Earth's continental topography reflects the balance between tectonics, climate, and their interaction through erosion. However, understanding the impact of individual factors on Earth's topography remains elusive. Professor Todd Ehlers of the University of Tübingen Geoscience Department, in cooperation with international colleagues, has studied the coupling of climate and erosion on a global scale. The scientists investigated the effect of global cooling and glaciation on topogrpahy over the last two to three million years. To quantify erosion, they compiled bedrock thermochronometric data from around the world. Their data show that mountain erosion rates have increased since circa 6 million years and most rapidly in the last 2 million years. Moreover, alpine glaciers play a significant role in the increase of erosion rates under a cool climate. The results are published in the current edition of Nature.
The scientists have compiled data from 18,000 rock samples to globally estimate temporal and spatial variations in erosion rates. During mountain erosion rocks travel from about 10 kilometers depth in the crust to the Earth's surface. During this process, the rocks cool from great depths to the surface. Thermochronology exploits that small quantities of radioactive uranium contained in the rock decay in a time-dependent process. Below a given so-called closure temperature rocks accumulate the products of radioactive decay. In quantifying decay products, scientists are able to calculate the travel time of a rock from a determined depth to the surface and the time elapsed for cooling. Finally, these data can be converted into an erosion rate using sophisticated computer models.

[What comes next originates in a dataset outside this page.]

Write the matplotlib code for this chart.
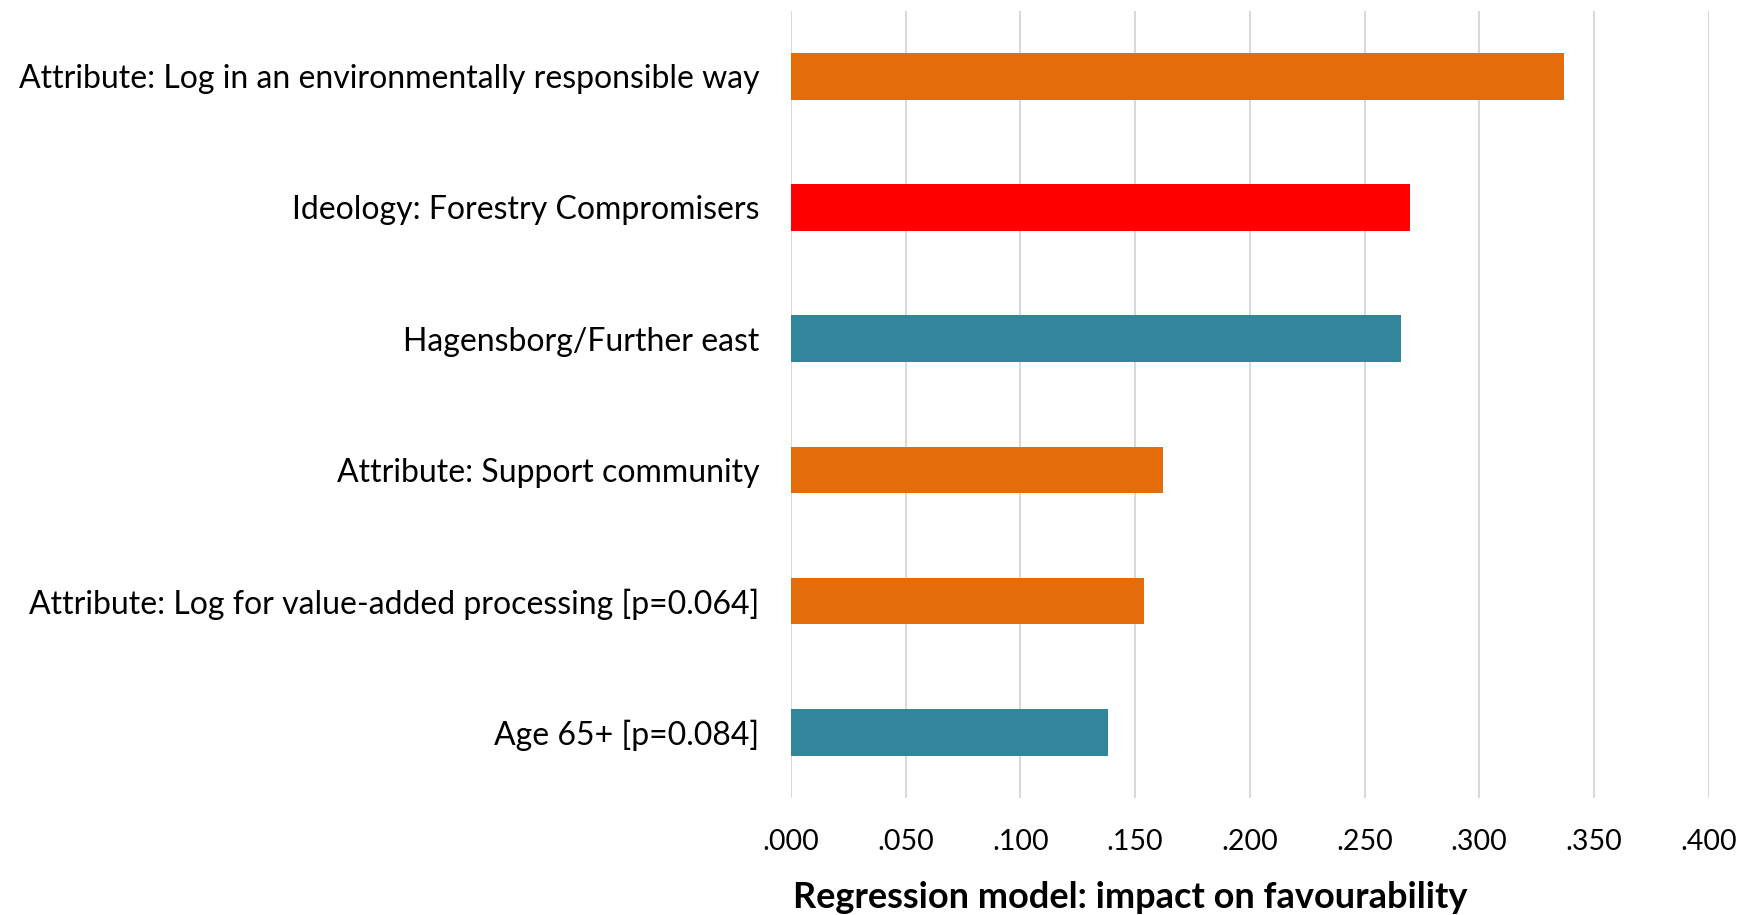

The study's broad approach that uses a global distribution of samples reduces the influence of individual regional tectonic events on the overall study results. The overall global picture that emerged was a strong correlation of erosion rates with the global climate change over the last several million years.
"On a global scale erosion rates span four orders of magnitude in the last eight million years from one hundreth millimeter up to ten millimeters a year," Todd Ehlers says. Six million years ago, increase of erosion rates was expressed at all latitudes, but was most pronounced in glaciated mountain ranges, indicating that glaciers played a significant role.

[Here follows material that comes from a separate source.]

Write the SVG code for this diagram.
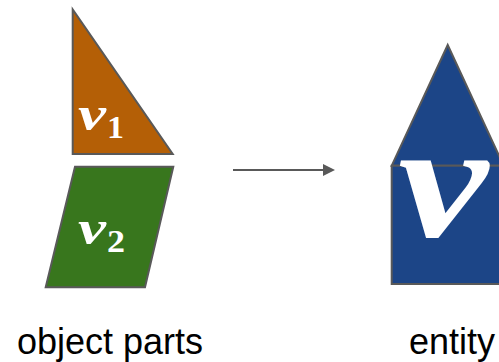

Furthermore, erosion rates accelerated more in the last two million years with the most substantial changes at latitudes greater than 30°, for example in the European Alps, Patagonia, Alaska, the South Island of New Zealand and The Coast Mountains of British Columbia. These areas are highly variable in their tectonic activity, but they have in common that they have all been glaciated in the past few million years. Mountain erosion rates since about six million years ago were increased once more by nearly a factor of two for the Pleistocene compared to the Pliocene. "This change with increased activity of glaciers and higher sediment flux shows a clear temporal correspondence with further Late Cenozoic cooling," Todd Ehlers comments. These results have important implications in general for improving our understanding of the coupling between climate and erosion.